Flippo’s research goal is to mesh the state-of-the-art robotic technology with conventional and non-conventional food production to move toward sustainably feeding the world past 2050. The problem of sustainably feeding the world has two constraints: producing enough yield to feed the population while doing it in a sustainable way to continue past 2050. His research thrusts range from conventional agricultural machines to autonomous vehicles and the tools and implements used by them.
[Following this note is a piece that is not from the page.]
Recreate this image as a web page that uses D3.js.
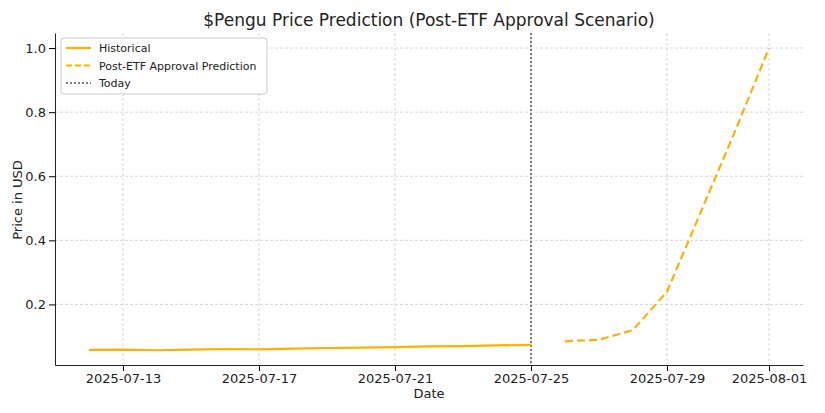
<!DOCTYPE html><html><head><meta charset="utf-8"><script src="https://cdn.jsdelivr.net/npm/d3@7"></script>
<style>body{margin:0;background:#fff}text{font-family:"DejaVu Sans",sans-serif}</style></head><body><svg id="c" width="825" height="413"></svg><script>
const histDates=["2025-07-12","2025-07-13","2025-07-14","2025-07-15","2025-07-16","2025-07-17","2025-07-18","2025-07-19","2025-07-20","2025-07-21","2025-07-22","2025-07-23","2025-07-24","2025-07-25"];
const histValues=[0.058,0.059,0.057,0.059,0.061,0.060,0.062,0.064,0.065,0.067,0.069,0.070,0.072,0.074];
const predDates=["2025-07-26","2025-07-27","2025-07-28","2025-07-29","2025-07-30","2025-07-31","2025-08-01"];
const predValues=[0.085,0.09,0.12,0.24,0.49,0.74,1.0];
const todayDate="2025-07-25";
const xTicks=["2025-07-13","2025-07-17","2025-07-21","2025-07-25","2025-07-29","2025-08-01"];
const yTicks=[0.2,0.4,0.6,0.8,1.0];
const p=d3.timeParse("%Y-%m-%d");
const svg=d3.select("#c");
const L=55,R=803,T=33,B=365;
const x=d3.scaleTime().domain([p("2025-07-11"),p("2025-08-02")]).range([L,R]);
const y=d3.scaleLinear().domain([0.011,1.047]).range([B,T]);
const g=svg.append("g");
g.selectAll(".gx").data(xTicks).join("line").attr("x1",d=>x(p(d))).attr("x2",d=>x(p(d))).attr("y1",T).attr("y2",B).attr("stroke","#ccc").attr("stroke-dasharray","3,2").attr("stroke-width",0.8);
g.selectAll(".gy").data(yTicks).join("line").attr("x1",L).attr("x2",R).attr("y1",d=>y(d)).attr("y2",d=>y(d)).attr("stroke","#ccc").attr("stroke-dasharray","3,2").attr("stroke-width",0.8);
svg.append("g").attr("transform",`translate(0,${B})`).call(d3.axisBottom(x).tickValues(xTicks.map(p)).tickFormat(d3.timeFormat("%Y-%m-%d")).tickSizeOuter(0)).call(a=>{a.selectAll("text").attr("font-size",13).attr("fill","#222");a.select(".domain").attr("stroke","#222")});
svg.append("g").attr("transform",`translate(${L},0)`).call(d3.axisLeft(y).tickValues(yTicks).tickFormat(d3.format(".1f")).tickSizeOuter(0)).call(a=>{a.selectAll("text").attr("font-size",13).attr("fill","#222");a.select(".domain").attr("stroke","#222")});
const line=d3.line().x(d=>x(p(d[0]))).y(d=>y(d[1]));
svg.append("line").attr("x1",x(p(todayDate))).attr("x2",x(p(todayDate))).attr("y1",T).attr("y2",B).attr("stroke","#555").attr("stroke-dasharray","2,2").attr("stroke-width",1.5);
svg.append("path").attr("d",line(d3.zip(histDates,histValues))).attr("fill","none").attr("stroke","#FFB000").attr("stroke-width",2.2);
svg.append("path").attr("d",line(d3.zip(predDates,predValues))).attr("fill","none").attr("stroke","#FFB000").attr("stroke-width",2.2).attr("stroke-dasharray","8,4");
svg.append("text").attr("x",(L+R)/2).attr("y",26).attr("text-anchor","middle").attr("font-size",17).attr("fill","#222").text("$Pengu Price Prediction (Post-ETF Approval Scenario)");
svg.append("text").attr("x",(L+R)/2).attr("y",398).attr("text-anchor","middle").attr("font-size",13).attr("fill","#222").text("Date");
svg.append("text").attr("transform","translate(22,200) rotate(-90)").attr("text-anchor","middle").attr("font-size",13).attr("fill","#222").text("Price in USD");
const lg=svg.append("g").attr("transform","translate(61,38)");
lg.append("rect").attr("width",206).attr("height",56).attr("rx",3).attr("fill","#fff").attr("stroke","#ccc");
const items=[["Historical","#FFB000",null],["Post-ETF Approval Prediction","#FFB000","6,3"],["Today","#555","2,2"]];
items.forEach((it,i)=>{const yy=10+i*17.5;lg.append("line").attr("x1",5).attr("x2",30).attr("y1",yy).attr("y2",yy).attr("stroke",it[1]).attr("stroke-width",it[0]=="Today"?1.5:2.2).attr("stroke-dasharray",it[2]);
lg.append("text").attr("x",38).attr("y",yy+4).attr("font-size",11).attr("fill","#222").text(it[0]);});
</script></body></html>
Intelligently incorporated automation can provide a valid solution to deepen human-robot collaboration and meet our food, fuel, and fiber needs by better soil management, increased production, and responsible use of energy, water, and chemical products. There is much to learn in vehicle field dynamics, power requirements and alternative energy sources, networking, logistics, and autonomous precision farming. The paradigm in which we see the role for food production equipment can be drastically changed due to the opportunities and scale that these robotic vehicles allow. Small agricultural drones will affect the growing seasons due to their indefatigable nature and resilience to unfavorable weather conditions as well as bring a new precision to agriculture never realized before. These changes will impact and transform conventional food production with new possibilities in biodiversity, natural weeding, and pest management. Positive environmental impacts will be felt through use of hybrid power systems, better chemical and water management, and highly reduced soil compaction resulting in less erosion and chemical runoff.
Flippo has served as principal investigator or co-PI on several research projects. He has directly supervised four doctorate and master's students, and numerous undergraduate research students. He has presented to several conferences and groups on agricultural engineering, robotics, and terra-mechanics. He currently teaches four courses in off road vehicle design, drive train, mechatronics, hydraulics and research experimentation.